Über Conf - June 14 - 17, 2010 - No Fluff Just Stuff

Ian Robinson

Über Conf

Denver · June 14 - 17, 2010

You are viewing details from a past event
Ian Robinson

Co-author of REST in Practice

Ian Robinson (@iansrobinson) is Director of Customer Success for Neo Technology, the company behind Neo4j, the world's leading open source graph database. He is a co-author of 'REST in Practice' (O'Reilly) and a contributor to the forthcoming books 'REST: From Research to Practice' (Springer) and 'Service Design Patterns' (Addison-Wesley). He presents at conferences worldwide on the big Web graph of REST, and the awesome graph capabilities of Neo4j, and blogs at http://iansrobinson.com.

Presentations

Business Architecture Foundations of IT

Many organisations today are frustrated by success: their rapid, ad hoc growth has resulted in a “tube map” systems estate that is costly to operate, and which inhibits business agility.

In this talk, I show how an organisation can take its first steps to resolve this impasse by teasing apart strategy and execution. I discuss how our models of what the business does and what it's trying to achieve influence the progress of large software initiatives, and describe a number of practices and activities that together create a useful representation of a firm's operating model - one that can be used to identify, prioritise and plan strategic IT investments, and guide the evolution of the systems estate in an incremental, sustainable fashion.

Hydras and Hypermedia

Do you know what your enterprise apps get up to in their time off?
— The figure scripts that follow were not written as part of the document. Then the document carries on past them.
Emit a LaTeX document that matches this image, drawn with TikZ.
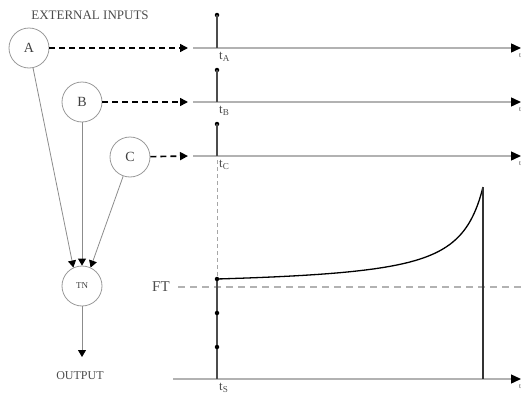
\documentclass[tikz,border=0pt]{standalone}
\usepackage{fontspec}
\setmainfont{Liberation Serif}
\usetikzlibrary{arrows.meta}
\begin{document}
\begin{tikzpicture}[x=1pt,y=-1pt,
  inp/.style={circle, draw=black!40, line width=0.8pt, minimum size=40pt, inner sep=0pt, font=\fontsize{14}{14}\selectfont, text=black!75},
  txt/.style={text=black!70, inner sep=0pt},
  axisline/.style={draw=black!30, line width=1.4pt, -{Triangle[length=10pt,width=9pt,color=black]}},
  dasharrow/.style={draw=black, line width=1.6pt, dash pattern=on 6pt off 4pt, -{Triangle[length=8pt,width=8pt]}},
  spikeline/.style={draw=black!70, line width=2.4pt},
  dotnode/.style={circle, fill=black, inner sep=0pt, minimum size=4.5pt},
  linkline/.style={draw=black!45, line width=0.8pt, -{Triangle[length=7pt,width=8pt,color=black]}},
  tlbl/.style={txt, anchor=north west, font=\fontsize{13}{13}\selectfont},
  tend/.style={txt, anchor=west, font=\fontsize{7}{7}\selectfont},
  guide/.style={draw=black!35, line width=0.8pt, dash pattern=on 4pt off 3pt},
  ftline/.style={draw=black!30, line width=1.6pt, dash pattern=on 7pt off 5pt}
]
\useasboundingbox (0,0) rectangle (523,399);

% title
\node[txt, font=\fontsize{13}{13}\selectfont] (title) at (90,15) {EXTERNAL INPUTS};

% input nodes
\node[inp] (A) at (29,48) {A};
\node[inp] (B) at (82,102) {B};
\node[inp] (C) at (130,157) {C};
\node[inp, font=\fontsize{9}{9}\selectfont] (TN) at (82,286) {TN};

% coordinates
\coordinate (eA) at (188,48);
\coordinate (eB) at (188,102);
\coordinate (eC) at (188,156);
\coordinate (aA0) at (193,48); \coordinate (aA1) at (521,48);
\coordinate (aB0) at (193,102); \coordinate (aB1) at (521,102);
\coordinate (aC0) at (193,156); \coordinate (aC1) at (521,156);
\coordinate (aS0) at (173,379); \coordinate (aS1) at (521,379);
\coordinate (sA) at (217,48);
\coordinate (sB) at (217,102);
\coordinate (sC) at (217,156);
\coordinate (sS) at (217,379);
\coordinate (gC) at (217,160);
\coordinate (gS) at (217,279);
\coordinate (ft0) at (178,287); \coordinate (ft1) at (523,287);
\coordinate (outp) at (82,357);
\coordinate (pk) at (483,187);
\coordinate (pkb) at (483,379);

% dashed input arrows
\draw[dasharrow] (A) -- (eA);
\draw[dasharrow] (B) -- (eB);
\draw[dasharrow] (C) -- (eC);

% time axes
\draw[axisline] (aA0) -- (aA1);
\draw[axisline] (aB0) -- (aB1);
\draw[axisline] (aC0) -- (aC1);
\draw[axisline] (aS0) -- (aS1);

\node[tend] (tA1) at (519,56) {t};
\node[tend] (tB1) at (519,110) {t};
\node[tend] (tC1) at (519,164) {t};
\node[tend] (tS1) at (519,387) {t};

% spikes
\node[dotnode] (dA) at (217,15) {};
\node[dotnode] (dB) at (217,70) {};
\node[dotnode] (dC) at (217,124) {};
\draw[spikeline] (sA) -- (dA.center);
\draw[spikeline] (sB) -- (dB.center);
\draw[spikeline] (sC) -- (dC.center);

\node[tlbl] (tA) at (219,52) {t\textsubscript{A}};
\node[tlbl] (tB) at (219,106) {t\textsubscript{B}};
\node[tlbl] (tC) at (219,160) {t\textsubscript{C}};
\node[tlbl] (tS) at (219,383) {t\textsubscript{S}};

% guide
\draw[guide] (gC) -- (gS);

% FT threshold
\node[txt, font=\fontsize{15}{15}\selectfont] (FT) at (161,287) {FT};
\draw[ftline] (ft0) -- (ft1);

% links to TN
\draw[linkline] (A) -- (TN.115);
\draw[linkline] (B) -- (TN.90);
\draw[linkline] (C) -- (TN.65);
\draw[linkline] (TN) -- (outp);
\node[txt, font=\fontsize{12}{12}\selectfont] (out) at (80,376) {OUTPUT};

% potential
\draw[spikeline] (sS) -- (gS);
\node[dotnode] (d1) at (gS) {};
\node[dotnode] (d2) at (217,313) {};
\node[dotnode] (d3) at (217,347) {};
\draw[black, line width=1.3pt] plot[domain=217:483, samples=150] (\x, {279 - 2516*(1/(508-\x) - 1/291)});
\draw[draw=black!80, line width=1.8pt] (pk) -- (pkb);
\end{tikzpicture}
\end{document}
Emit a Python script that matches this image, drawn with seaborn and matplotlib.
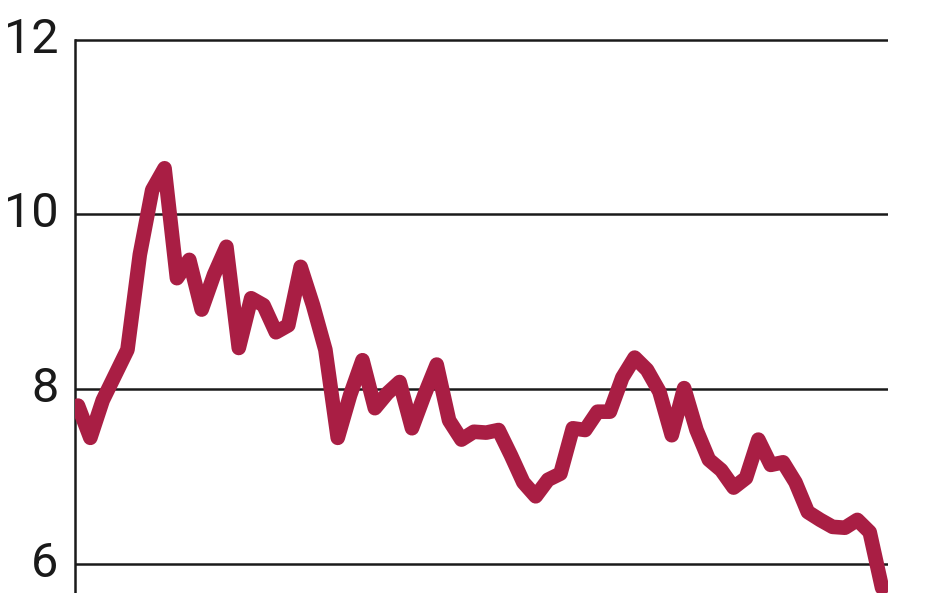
import numpy as np
import pandas as pd
import matplotlib
matplotlib.use("Agg")
import matplotlib.pyplot as plt
import seaborn as sns


# ------------------------------#
# Data
# ------------------------------#
period = list(range(66))

rate = [
    7.81, 7.44, 7.87, 8.16, 8.45, 9.54, 10.28, 10.53, 9.27, 9.48,
    8.91, 9.31, 9.63, 8.47, 9.04, 8.96, 8.65, 8.73, 9.40, 8.96,
    8.45, 7.44, 7.93, 8.33, 7.78, 7.95, 8.08, 7.55, 7.93, 8.28,
    7.64, 7.42, 7.51, 7.50, 7.53, 7.24, 6.93, 6.77, 6.96, 7.03,
    7.55, 7.53, 7.74, 7.74, 8.13, 8.36, 8.22, 7.97, 7.47, 8.01,
    7.53, 7.19, 7.07, 6.87, 6.98, 7.42, 7.13, 7.16, 6.93, 6.59,
    6.50, 6.42, 6.41, 6.50, 6.36, 5.72,
]

y_ticks = [6, 8, 10, 12]
y_labels = ["6", "8", "10", "12"]

df = pd.DataFrame({"period": period, "rate": rate})

# ------------------------------#
# Style
# ------------------------------#
sns.set_style("white")
plt.rcParams["font.family"] = ["Liberation Sans Narrow", "Roboto", "DejaVu Sans"]

LINE_COLOR = "#A91E44"
GRID_COLOR = "#1a1a1a"

fig = plt.figure(figsize=(9.48, 5.93), dpi=100)
ax = fig.add_axes([75 / 948, 0, (888 - 75) / 948, 558 / 593])

sns.lineplot(
    data=df, x="period", y="rate", ax=ax,
    color=LINE_COLOR, linewidth=10.5, solid_joinstyle="round",
    solid_capstyle="round", zorder=3,
)

ax.set_xlim(-0.24, 65.48)
ax.set_ylim(5.662, 12.057)

ax.set_yticks(y_ticks)
ax.set_yticklabels(y_labels)
ax.set_xticks([])
ax.set_xlabel("")
ax.set_ylabel("")

ax.grid(axis="y", color=GRID_COLOR, linewidth=1.8)
ax.grid(axis="x", visible=False)
ax.set_axisbelow(True)

for side in ["top", "right", "bottom"]:
    ax.spines[side].set_visible(False)
ax.spines["left"].set_color(GRID_COLOR)
ax.spines["left"].set_linewidth(1.8)
ax.spines["left"].set_bounds(5.662, 12)

ax.tick_params(axis="y", length=0, pad=12, labelsize=35, labelcolor="#1a1a1a")
for lbl in ax.get_yticklabels():
    lbl.set_verticalalignment("center")

fig.savefig("out.png", dpi=100)
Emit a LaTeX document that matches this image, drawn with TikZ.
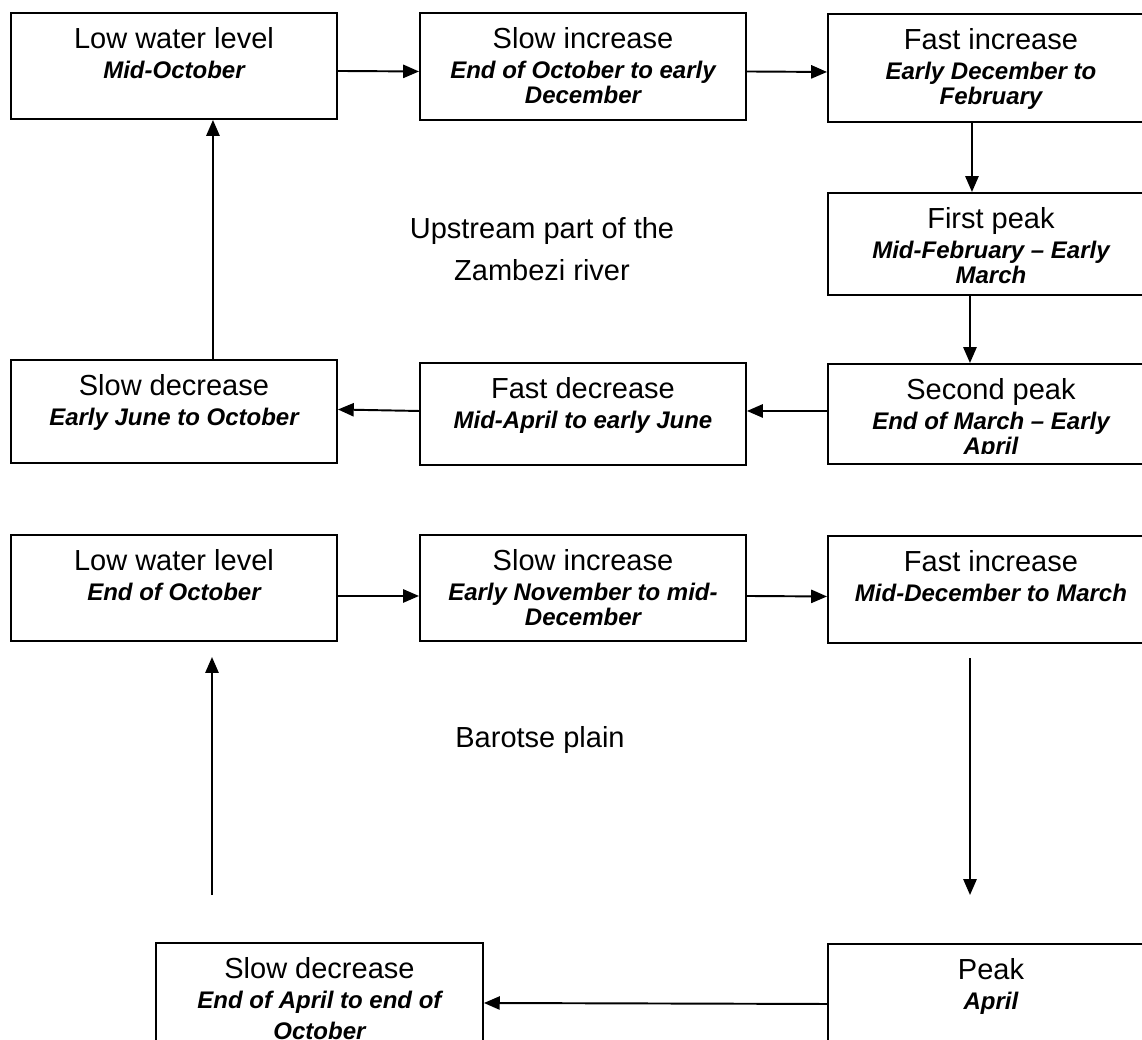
\documentclass[tikz,border=0pt]{standalone}
\usepackage{fontspec}
\setmainfont{Liberation Sans}
\usetikzlibrary{arrows.meta,calc}
\newcommand\ttlf{\fontsize{16.5pt}{19pt}\selectfont\mdseries\upshape}
\newcommand\itlf{\fontsize{13.66pt}{14.2pt}\selectfont\bfseries\itshape}
% name, x, y, width, height, text offset, text
\newcommand\flowbox[7]{%
  \node[box,minimum width={#4*0.02cm},minimum height={#5*0.02cm}] (#1) at (#2,#3) {};
  \begin{scope}
    \clip ($(#1.south west)+(0,-11)$) rectangle (#1.north east);
    \node[txt] (#1t) at ($(#1.north)+(0,#6)$) {#7};
  \end{scope}}
\begin{document}
\begin{tikzpicture}[x=0.02cm,y=-0.02cm,
  txt/.style={inner sep=0pt,align=center,font=\itlf,anchor=north},
  box/.style={draw,line width=1.1pt,anchor=north west,inner sep=0pt},
  arr/.style={line width=1.1pt,-{Triangle[length=9pt,width=7.5pt]}},
  lbl/.style={font=\ttlf,align=center,inner sep=0pt}]
\clip (0,0) rectangle (1142,1039);
\fill[white] (0,0) rectangle (1142,1039);
% upstream part
\flowbox{A}{10}{12}{326}{106}{15}{{\ttlf Low water level}\\[2.8pt]Mid-October}
\flowbox{B}{419}{12}{326}{107}{15}{{\ttlf Slow increase}\\[2.8pt]End of October to early\\December}
\flowbox{C}{827}{13}{326}{108}{15}{{\ttlf Fast increase}\\[2.8pt]Early December to\\February}
\flowbox{D}{827}{192}{326}{102}{15}{{\ttlf First peak}\\[2.8pt]Mid-February -- Early\\March}
\flowbox{E}{827}{363}{326}{100}{15}{{\ttlf Second peak}\\[2.8pt]End of March -- Early\\April}
\flowbox{F}{419}{362}{326}{102}{15}{{\ttlf Fast decrease}\\[2.8pt]Mid-April to early June}
\flowbox{G}{10}{359}{326}{103}{15}{{\ttlf Slow decrease}\\[2.8pt]Early June to October}
\node[lbl] (up) at (542,249) {Upstream part of the\\[5pt]Zambezi river};
\draw[arr] ($(A.east)+(0,5)$) -- ($(B.west)+(0,5)$);
\draw[arr] ($(B.east)+(0,5)$) -- ($(C.west)+(0,4)$);
\draw[arr] ($(C.south)+(-19,0)$) -- ($(D.north)+(-19,0)$);
\draw[arr] ($(D.south)+(-21,0)$) -- ($(E.north)+(-21,0)$);
\draw[arr] ($(E.west)+(0,-3)$) -- ($(F.east)+(0,-3)$);
\draw[arr] ($(F.west)+(0,-3)$) -- ($(G.east)+(0,-2)$);
\draw[arr] ($(G.north)+(39,0)$) -- ($(A.south)+(39,0)$);
% Barotse plain
\flowbox{H}{10}{534}{326}{106}{15}{{\ttlf Low water level}\\[2.8pt]End of October}
\flowbox{I}{419}{534}{326}{106}{15}{{\ttlf Slow increase}\\[2.8pt]Early November to mid-\\December}
\flowbox{J}{827}{535}{326}{107}{15}{{\ttlf Fast increase}\\[2.8pt]Mid-December to March}
\flowbox{K}{155}{942}{327}{120}{15}{{\ttlf Slow decrease}\\[2.8pt]End of April to end of\\[3.5pt]October}
\flowbox{L}{827}{943}{326}{120}{15}{{\ttlf Peak}\\[2.8pt]April}
\node[lbl] (bp) at (540,740) {Barotse plain};
\coordinate (jd1) at (970,658);
\coordinate (jd2) at (970,895);
\coordinate (hu1) at (212,895);
\coordinate (hu2) at (212,657);
\draw[arr] ($(H.east)+(0,8)$) -- ($(I.west)+(0,8)$);
\draw[arr] ($(I.east)+(0,8)$) -- ($(J.west)+(0,7)$);
\draw[arr] (jd1) -- (jd2);
\draw[arr] (hu1) -- (hu2);
\draw[arr] (L.west) -- (K.east);
\end{tikzpicture}
\end{document}
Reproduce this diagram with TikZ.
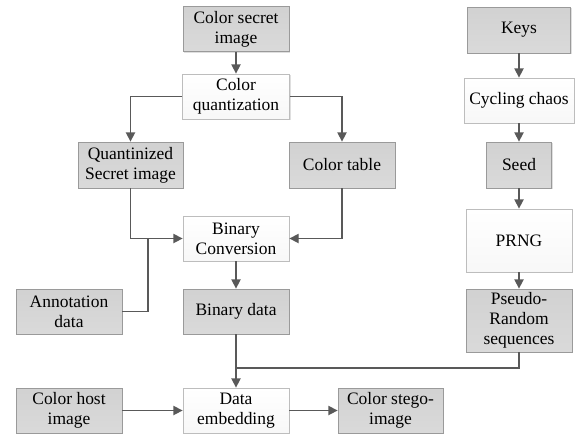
\documentclass[tikz,border=0pt]{standalone}
\usepackage{fontspec}
\setmainfont{Liberation Serif}
\usetikzlibrary{arrows.meta,shadows}
\definecolor{boxgray}{HTML}{C6C6C6}
\definecolor{boxedge}{HTML}{9A9A9A}
\definecolor{wedge}{HTML}{BDBDBD}
\definecolor{linegray}{HTML}{595959}
\tikzset{
  base/.style={rectangle, align=center, inner sep=0pt, font=\fontsize{13.1}{15}\selectfont, line width=0.6pt,
    drop shadow={shadow xshift=0.8pt, shadow yshift=-0.8pt, opacity=0.25}},
  gbox/.style={base, draw=boxedge, top color=boxgray!80, bottom color=boxgray!110!black},
  wbox/.style={base, draw=wedge, top color=white, bottom color=gray!6},
  conn/.style={draw=linegray, line width=1.1pt, -{Triangle[length=7pt,width=7pt]}},
  plain/.style={draw=linegray, line width=1.1pt},
}
\begin{document}
\begin{tikzpicture}[x=0.75pt,y=-0.75pt]
\useasboundingbox (0,0) rectangle (577,437);
% left/middle column
\node[gbox, minimum width=79.5pt, minimum height=33.75pt] (csi) at (236,29) {Color secret\\image};
\node[wbox, minimum width=80.25pt, minimum height=33.75pt] (cq) at (236,96.5) {Color\\quantization};
\node[gbox, minimum width=78.75pt, minimum height=34.5pt] (qsi) at (130.5,165) {Quantinized\\Secret image};
\node[gbox, minimum width=79.5pt, minimum height=34.5pt] (ct) at (342,165) {Color table};
\node[wbox, minimum width=79.5pt, minimum height=33.75pt] (bc) at (236,238.5) {Binary\\Conversion};
\node[gbox, minimum width=79.5pt, minimum height=33.75pt] (ad) at (69,311.5) {Annotation\\data};
\node[gbox, minimum width=79.5pt, minimum height=33.75pt] (bd) at (236,311.5) {Binary data};
\node[gbox, minimum width=79.5pt, minimum height=33.75pt] (chi) at (69,410.5) {Color host\\image};
\node[wbox, minimum width=79.5pt, minimum height=33.75pt] (de) at (236,410.5) {Data\\embedding};
\node[gbox, minimum width=78.75pt, minimum height=33.75pt] (csg) at (390.5,410.5) {Color stego-\\image};
% right column
\node[gbox, minimum width=77.25pt, minimum height=34.5pt] (keys) at (519,30) {Keys};
\node[wbox, minimum width=82.5pt, minimum height=33.75pt] (cc) at (519,100.5) {Cycling chaos};
\node[gbox, minimum width=48.75pt, minimum height=34.5pt] (seed) at (519,165) {Seed};
\node[wbox, minimum width=79.5pt, minimum height=47.25pt] (prng) at (519,240.5) {PRNG};
\node[gbox, minimum width=79.5pt, minimum height=47.25pt] (prs) at (519,320.5) {Pseudo-\\Random\\sequences};
% junction coordinates
\coordinate (j1) at (148,239);
\coordinate (j2) at (236,368);
% connectors
\draw[conn] (csi) -- (cq);
\draw[conn] (cq.west) -| (qsi.north);
\draw[conn] (cq.east) -| (ct.north);
\draw[conn] (qsi.south) |- (bc.west);
\draw[plain] (ad.east) -| (j1);
\draw[conn] (ct.south) |- (bc.east);
\draw[conn] (bc) -- (bd);
\draw[conn] (bd) -- (de);
\draw[plain] (prs.south) |- (j2);
\draw[conn] (chi) -- (de);
\draw[conn] (de) -- (csg);
\draw[conn] (keys) -- (cc);
\draw[conn] (cc) -- (seed);
\draw[conn] (seed) -- (prng);
\draw[conn] (prng) -- (prs);
\end{tikzpicture}
\end{document}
Fighting fantasy, pick-your-path, hypermedia-driven, RESTful Web application adventures – of course.

With techniques drawn from the forthcoming O'Reilly book REST in Practice, this session challenges the notion that REST is suitable only for simple CRUD-based data services, suggesting instead that the Web’s architecture provides everything we need to model and implement sophisticated business processes in Web-based applications.

The Counterintuitive Web

The Web doesn't care for your finely-honed application architecture principles - for your orthodox tell-don't-ask, information hiding dictums, separated concerns, and guaranteed and reliable delivery strategies. It's an irresponsible place, where exposing your data, polling for results and making your errors the client's problem are considered acceptable behaviour. If it wasn't so successful, it'd be dismissed as an architectural clown.